### Information supplied
┄┄┄┄┄┄
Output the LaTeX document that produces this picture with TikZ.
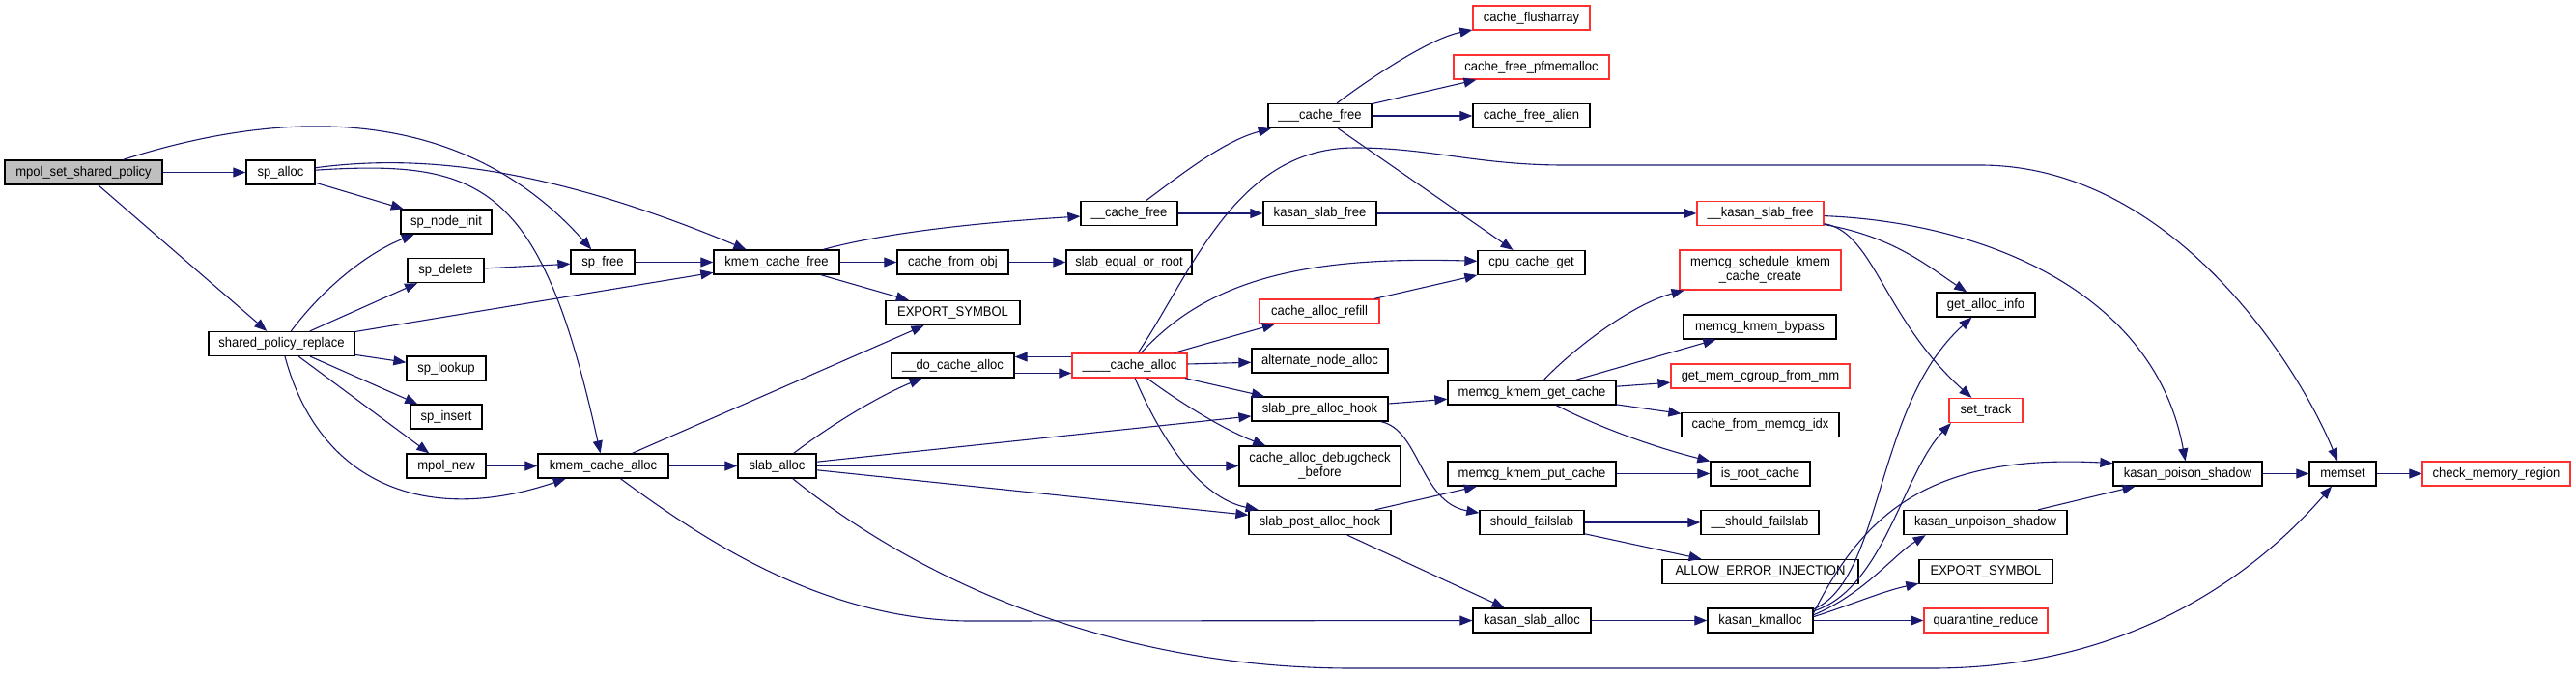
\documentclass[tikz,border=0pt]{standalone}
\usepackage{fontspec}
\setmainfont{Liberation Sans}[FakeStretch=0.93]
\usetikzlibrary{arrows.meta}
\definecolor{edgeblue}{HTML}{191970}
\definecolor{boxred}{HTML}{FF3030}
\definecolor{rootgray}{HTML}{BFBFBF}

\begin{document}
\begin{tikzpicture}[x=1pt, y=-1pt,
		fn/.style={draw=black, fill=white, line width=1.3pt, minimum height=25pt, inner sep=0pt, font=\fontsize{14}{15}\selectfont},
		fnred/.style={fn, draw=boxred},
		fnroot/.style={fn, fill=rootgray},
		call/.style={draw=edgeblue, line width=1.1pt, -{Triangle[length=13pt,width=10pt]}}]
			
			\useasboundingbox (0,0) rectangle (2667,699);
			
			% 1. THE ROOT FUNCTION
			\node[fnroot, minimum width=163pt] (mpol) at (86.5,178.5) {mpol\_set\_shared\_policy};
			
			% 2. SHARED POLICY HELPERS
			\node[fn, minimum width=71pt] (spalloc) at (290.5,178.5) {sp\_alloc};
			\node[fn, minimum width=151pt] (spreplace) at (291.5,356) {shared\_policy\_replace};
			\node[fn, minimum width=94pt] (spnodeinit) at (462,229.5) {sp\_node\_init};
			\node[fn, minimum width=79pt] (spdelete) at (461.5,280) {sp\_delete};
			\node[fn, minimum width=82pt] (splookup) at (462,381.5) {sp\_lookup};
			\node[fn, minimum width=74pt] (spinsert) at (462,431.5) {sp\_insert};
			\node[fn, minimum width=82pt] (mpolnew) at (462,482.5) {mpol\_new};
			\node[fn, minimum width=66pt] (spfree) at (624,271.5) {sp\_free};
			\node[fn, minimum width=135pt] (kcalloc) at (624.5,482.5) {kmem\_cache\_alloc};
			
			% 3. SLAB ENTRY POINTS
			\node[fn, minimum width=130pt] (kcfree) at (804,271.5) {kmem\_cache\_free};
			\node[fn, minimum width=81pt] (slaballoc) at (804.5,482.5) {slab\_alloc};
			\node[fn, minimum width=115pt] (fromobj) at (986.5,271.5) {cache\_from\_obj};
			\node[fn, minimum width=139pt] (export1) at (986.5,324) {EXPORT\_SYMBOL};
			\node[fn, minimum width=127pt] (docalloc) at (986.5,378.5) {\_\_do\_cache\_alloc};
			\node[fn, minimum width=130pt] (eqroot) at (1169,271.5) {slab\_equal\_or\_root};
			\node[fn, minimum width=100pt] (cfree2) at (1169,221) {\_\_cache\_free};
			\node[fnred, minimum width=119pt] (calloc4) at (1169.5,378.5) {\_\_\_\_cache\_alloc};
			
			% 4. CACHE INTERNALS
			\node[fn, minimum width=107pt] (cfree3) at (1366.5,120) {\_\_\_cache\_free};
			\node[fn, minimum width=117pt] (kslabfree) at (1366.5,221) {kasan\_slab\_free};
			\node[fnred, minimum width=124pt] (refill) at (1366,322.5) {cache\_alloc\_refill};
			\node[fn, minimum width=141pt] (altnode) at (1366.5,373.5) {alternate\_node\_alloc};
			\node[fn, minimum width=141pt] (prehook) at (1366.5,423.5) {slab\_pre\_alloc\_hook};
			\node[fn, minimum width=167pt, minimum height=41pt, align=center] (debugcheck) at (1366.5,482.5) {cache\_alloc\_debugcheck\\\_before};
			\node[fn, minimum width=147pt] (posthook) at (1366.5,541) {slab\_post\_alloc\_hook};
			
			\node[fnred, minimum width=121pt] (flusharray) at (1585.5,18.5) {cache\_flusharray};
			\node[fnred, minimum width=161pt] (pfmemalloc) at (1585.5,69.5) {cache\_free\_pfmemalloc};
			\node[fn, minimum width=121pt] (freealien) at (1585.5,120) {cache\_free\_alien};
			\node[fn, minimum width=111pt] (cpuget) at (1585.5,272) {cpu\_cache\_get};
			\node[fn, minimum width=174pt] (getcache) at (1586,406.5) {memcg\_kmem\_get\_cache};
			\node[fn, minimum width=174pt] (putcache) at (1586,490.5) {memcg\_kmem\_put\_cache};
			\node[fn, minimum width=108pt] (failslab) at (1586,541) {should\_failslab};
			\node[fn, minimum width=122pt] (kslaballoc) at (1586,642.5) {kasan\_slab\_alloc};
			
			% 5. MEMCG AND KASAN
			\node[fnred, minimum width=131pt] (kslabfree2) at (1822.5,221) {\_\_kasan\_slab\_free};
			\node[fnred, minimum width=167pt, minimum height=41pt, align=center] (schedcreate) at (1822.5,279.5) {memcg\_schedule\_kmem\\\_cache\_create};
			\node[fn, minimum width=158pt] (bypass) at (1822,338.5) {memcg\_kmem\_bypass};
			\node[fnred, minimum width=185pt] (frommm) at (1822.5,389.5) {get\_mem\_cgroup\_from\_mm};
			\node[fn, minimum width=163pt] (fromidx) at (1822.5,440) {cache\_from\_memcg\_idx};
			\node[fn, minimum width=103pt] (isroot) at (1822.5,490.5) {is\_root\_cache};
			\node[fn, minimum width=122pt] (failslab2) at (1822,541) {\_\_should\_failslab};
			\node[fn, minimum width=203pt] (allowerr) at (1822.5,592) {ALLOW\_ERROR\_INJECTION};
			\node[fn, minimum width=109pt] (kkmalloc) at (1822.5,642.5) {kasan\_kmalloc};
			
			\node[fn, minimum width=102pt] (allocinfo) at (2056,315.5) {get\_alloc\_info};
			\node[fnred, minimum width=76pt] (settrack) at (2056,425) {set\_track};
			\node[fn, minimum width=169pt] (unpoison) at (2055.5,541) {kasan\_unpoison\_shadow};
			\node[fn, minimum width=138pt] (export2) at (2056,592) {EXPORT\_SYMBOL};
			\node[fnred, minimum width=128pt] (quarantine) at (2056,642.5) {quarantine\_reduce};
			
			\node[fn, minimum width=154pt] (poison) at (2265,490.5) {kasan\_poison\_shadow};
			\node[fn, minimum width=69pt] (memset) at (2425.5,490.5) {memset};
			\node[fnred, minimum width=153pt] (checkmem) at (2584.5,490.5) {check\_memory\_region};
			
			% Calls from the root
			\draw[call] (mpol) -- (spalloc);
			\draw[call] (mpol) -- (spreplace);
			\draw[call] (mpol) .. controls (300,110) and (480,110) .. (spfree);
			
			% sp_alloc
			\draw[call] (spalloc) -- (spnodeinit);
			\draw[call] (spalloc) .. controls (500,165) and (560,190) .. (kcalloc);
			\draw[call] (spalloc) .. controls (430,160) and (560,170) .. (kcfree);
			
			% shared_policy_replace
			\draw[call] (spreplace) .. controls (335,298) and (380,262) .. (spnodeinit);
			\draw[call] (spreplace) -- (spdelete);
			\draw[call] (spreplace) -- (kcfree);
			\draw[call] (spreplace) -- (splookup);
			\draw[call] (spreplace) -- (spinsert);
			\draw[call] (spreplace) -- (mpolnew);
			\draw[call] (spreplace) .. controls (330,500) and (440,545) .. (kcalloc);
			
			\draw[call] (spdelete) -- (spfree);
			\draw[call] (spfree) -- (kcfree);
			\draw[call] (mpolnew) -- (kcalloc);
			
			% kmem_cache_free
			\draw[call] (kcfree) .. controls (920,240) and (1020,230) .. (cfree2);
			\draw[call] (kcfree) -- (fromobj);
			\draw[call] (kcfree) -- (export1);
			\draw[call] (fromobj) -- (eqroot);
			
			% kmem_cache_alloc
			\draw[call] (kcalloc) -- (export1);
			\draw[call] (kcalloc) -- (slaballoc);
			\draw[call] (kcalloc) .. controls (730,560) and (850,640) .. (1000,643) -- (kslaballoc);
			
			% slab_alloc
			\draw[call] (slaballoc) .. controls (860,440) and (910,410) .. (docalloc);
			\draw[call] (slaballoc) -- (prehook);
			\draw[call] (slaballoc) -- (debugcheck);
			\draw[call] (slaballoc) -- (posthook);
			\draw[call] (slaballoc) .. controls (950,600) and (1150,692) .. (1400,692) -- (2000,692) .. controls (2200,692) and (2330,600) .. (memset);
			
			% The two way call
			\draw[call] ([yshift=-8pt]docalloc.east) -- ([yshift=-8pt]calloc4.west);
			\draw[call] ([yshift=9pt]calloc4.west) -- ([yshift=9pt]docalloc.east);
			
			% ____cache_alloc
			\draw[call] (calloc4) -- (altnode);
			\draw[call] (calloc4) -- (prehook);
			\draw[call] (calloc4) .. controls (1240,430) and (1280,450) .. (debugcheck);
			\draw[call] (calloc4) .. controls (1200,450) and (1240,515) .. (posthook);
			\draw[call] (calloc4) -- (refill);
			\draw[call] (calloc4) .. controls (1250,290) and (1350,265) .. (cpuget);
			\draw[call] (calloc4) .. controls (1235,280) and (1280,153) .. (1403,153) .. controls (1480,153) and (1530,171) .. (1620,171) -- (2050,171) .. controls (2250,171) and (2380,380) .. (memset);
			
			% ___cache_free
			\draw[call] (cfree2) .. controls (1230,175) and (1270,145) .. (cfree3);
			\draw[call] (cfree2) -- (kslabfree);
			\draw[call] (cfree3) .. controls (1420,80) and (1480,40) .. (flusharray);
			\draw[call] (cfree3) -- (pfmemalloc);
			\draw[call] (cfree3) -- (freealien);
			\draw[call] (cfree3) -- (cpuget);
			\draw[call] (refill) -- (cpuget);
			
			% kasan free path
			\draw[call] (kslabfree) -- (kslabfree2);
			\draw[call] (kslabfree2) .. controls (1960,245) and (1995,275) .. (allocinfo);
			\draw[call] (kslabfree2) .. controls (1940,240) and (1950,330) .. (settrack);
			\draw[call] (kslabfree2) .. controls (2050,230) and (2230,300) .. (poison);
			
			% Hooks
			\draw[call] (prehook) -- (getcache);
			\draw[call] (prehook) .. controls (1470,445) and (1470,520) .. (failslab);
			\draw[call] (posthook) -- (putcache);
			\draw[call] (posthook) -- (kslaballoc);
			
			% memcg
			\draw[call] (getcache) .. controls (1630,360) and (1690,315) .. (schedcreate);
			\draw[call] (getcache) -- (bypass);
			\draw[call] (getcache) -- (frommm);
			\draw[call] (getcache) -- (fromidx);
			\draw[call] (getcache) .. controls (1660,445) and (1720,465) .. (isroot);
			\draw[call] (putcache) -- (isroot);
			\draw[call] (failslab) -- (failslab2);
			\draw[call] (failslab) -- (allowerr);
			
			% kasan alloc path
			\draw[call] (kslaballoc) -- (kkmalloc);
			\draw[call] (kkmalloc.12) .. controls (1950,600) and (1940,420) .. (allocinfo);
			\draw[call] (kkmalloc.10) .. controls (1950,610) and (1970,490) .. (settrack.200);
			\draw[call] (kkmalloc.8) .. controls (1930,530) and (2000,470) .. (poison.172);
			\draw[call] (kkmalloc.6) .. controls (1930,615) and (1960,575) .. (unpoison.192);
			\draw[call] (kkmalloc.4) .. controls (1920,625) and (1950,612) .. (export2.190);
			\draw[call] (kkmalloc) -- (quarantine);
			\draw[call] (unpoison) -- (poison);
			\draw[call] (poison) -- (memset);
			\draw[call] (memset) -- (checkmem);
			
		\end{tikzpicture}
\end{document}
┄┄┄┄┄┄
### Task
Please extract exactly the lines of the data, from the first through the line containing "minimum width=135pt] (kcalloc)", and add no pictures to the copy.

### Result of this task
Output the LaTeX document that produces this picture with TikZ.
\documentclass[tikz,border=0pt]{standalone}
\usepackage{fontspec}
\setmainfont{Liberation Sans}[FakeStretch=0.93]
\usetikzlibrary{arrows.meta}
\definecolor{edgeblue}{HTML}{191970}
\definecolor{boxred}{HTML}{FF3030}
\definecolor{rootgray}{HTML}{BFBFBF}

\begin{document}
\begin{tikzpicture}[x=1pt, y=-1pt,
		fn/.style={draw=black, fill=white, line width=1.3pt, minimum height=25pt, inner sep=0pt, font=\fontsize{14}{15}\selectfont},
		fnred/.style={fn, draw=boxred},
		fnroot/.style={fn, fill=rootgray},
		call/.style={draw=edgeblue, line width=1.1pt, -{Triangle[length=13pt,width=10pt]}}]
			
			\useasboundingbox (0,0) rectangle (2667,699);
			
			% 1. THE ROOT FUNCTION
			\node[fnroot, minimum width=163pt] (mpol) at (86.5,178.5) {mpol\_set\_shared\_policy};
			
			% 2. SHARED POLICY HELPERS
			\node[fn, minimum width=71pt] (spalloc) at (290.5,178.5) {sp\_alloc};
			\node[fn, minimum width=151pt] (spreplace) at (291.5,356) {shared\_policy\_replace};
			\node[fn, minimum width=94pt] (spnodeinit) at (462,229.5) {sp\_node\_init};
			\node[fn, minimum width=79pt] (spdelete) at (461.5,280) {sp\_delete};
			\node[fn, minimum width=82pt] (splookup) at (462,381.5) {sp\_lookup};
			\node[fn, minimum width=74pt] (spinsert) at (462,431.5) {sp\_insert};
			\node[fn, minimum width=82pt] (mpolnew) at (462,482.5) {mpol\_new};
			\node[fn, minimum width=66pt] (spfree) at (624,271.5) {sp\_free};
			\node[fn, minimum width=135pt] (kcalloc) at (624.5,482.5) {kmem\_cache\_alloc};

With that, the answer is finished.